Hinter einem weiteren finden Zuschauer Szenen aus dem südafrikanischen Theaterstück „Blodknot“ über ein schwarz-weißes Brüderpaar, mit Brandrup in einer der Hauptrollen. Mit diesem Stück fing eigentlich alles an. Denn einer der Orte, an dem es aufgeführt wurde, gab den Namen für das Projekt. Ab und zu kehrt Brandrup an diesen Ort zurück, in ein altes Haus an der Linienstraße in Mitte, dort wo sie in die Oranienburger übergeht. Heute ist dort der „Dada-Falafel“-Imbiss und daneben wird gerade das Galeriecafé „Derdasdie“ eröffnet. Brandrup geht in die hinterste Ecke des Raums und zeigt auf eine Treppe. „Dort ging es früher zum Elsässischen Logentheater hoch.“ Aber von dem ist seit dem Zweiten Weltkrieg nichts mehr übrig – außer der Treppe, an deren Fuß Brandrup in „Blodknot“ gespielt hat. In einem winzigen Raum, den es inzwischen nicht mehr gibt.

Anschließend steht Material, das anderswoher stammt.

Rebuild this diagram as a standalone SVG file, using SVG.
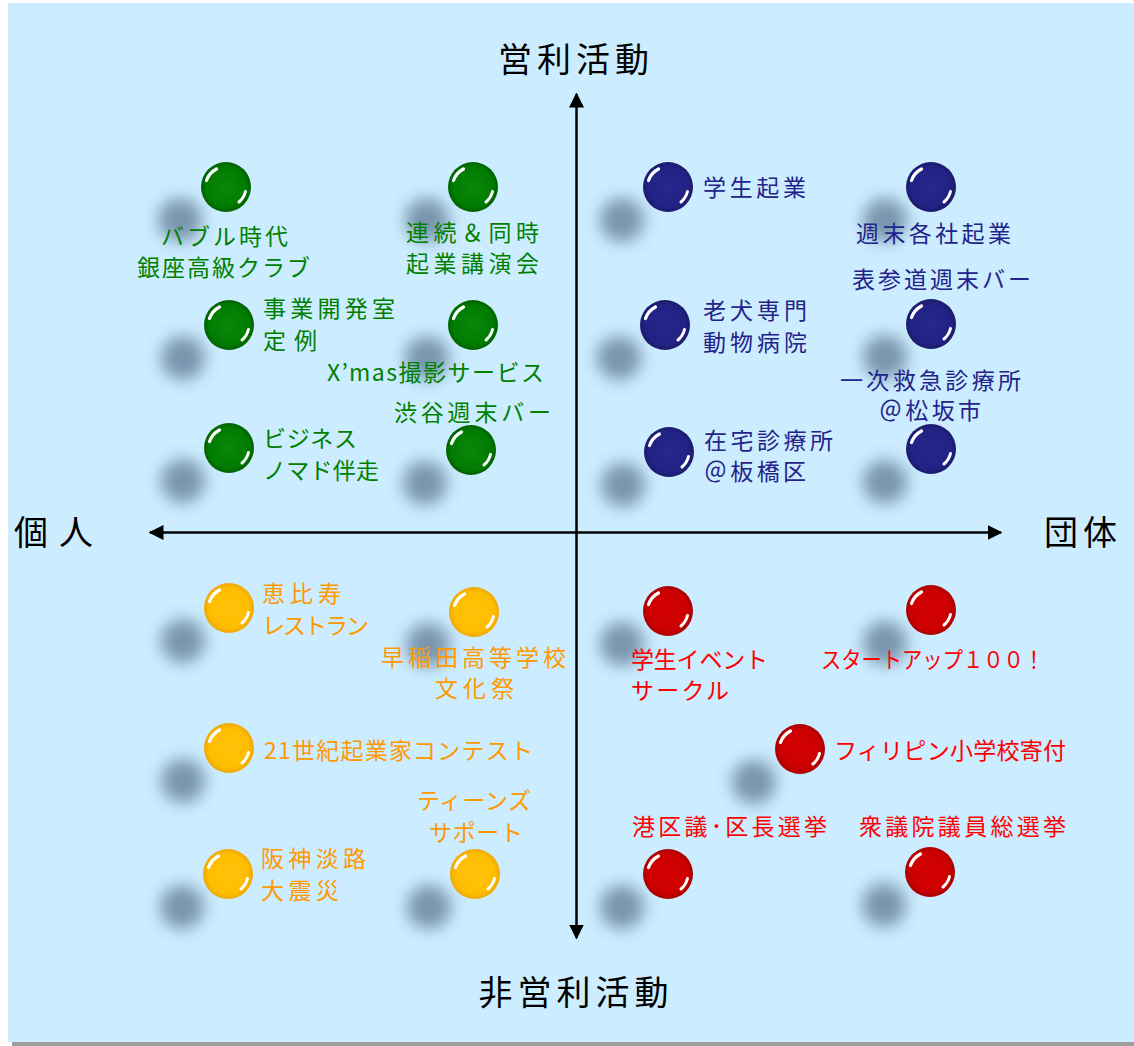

Salah Azizeaz hat nämlich für sein neues Galeriecafé umgebaut. Azizeaz, der auch den Imbiss betreibt, war damals Initiator des Minitheaters. Der 54-jährige ehemalige Schauspieler und Brandrup sind alte Bekannte. Und irgendwie ist auch Azizeaz Teil des „Netzwerks“, von dem Brandrup immer wieder spricht. Es ersetzt ein Ensemble und Brandrup sorgt dafür, dass es immer größer wird. Etwa mit dem Wettbwerb „Actors on Set“. Dafür hat er Schauspieler aus der ganzen Welt aufgerufen, in Kostümen an ihren jeweiligen Drehorten Gedichte aufzusagen. Filme davon sind im Internet zu bewundern. Als Juror für den Wettbewerb hat Brandrup den „berühmtesten Menschen, den ich kenne“, verpflichtet: Omar Sharif. Mit ihm drehte er 2005 eine TV-Bibelverfilmung : „Er war Petrus und ich Jesus.“

Vom Religionsgründer zum Gründer einer neuen Kunstform – wenn man das Internettheater so nennen will. Dabei will Brandrup doch eigentlich nur eins: In Berlin ein altmodisches Theater mit richtiger Bühne gründen. „Sobald die Internetplattform ganz fertig ist, mache ich das“, sagt er. Man glaubt es ihm sofort.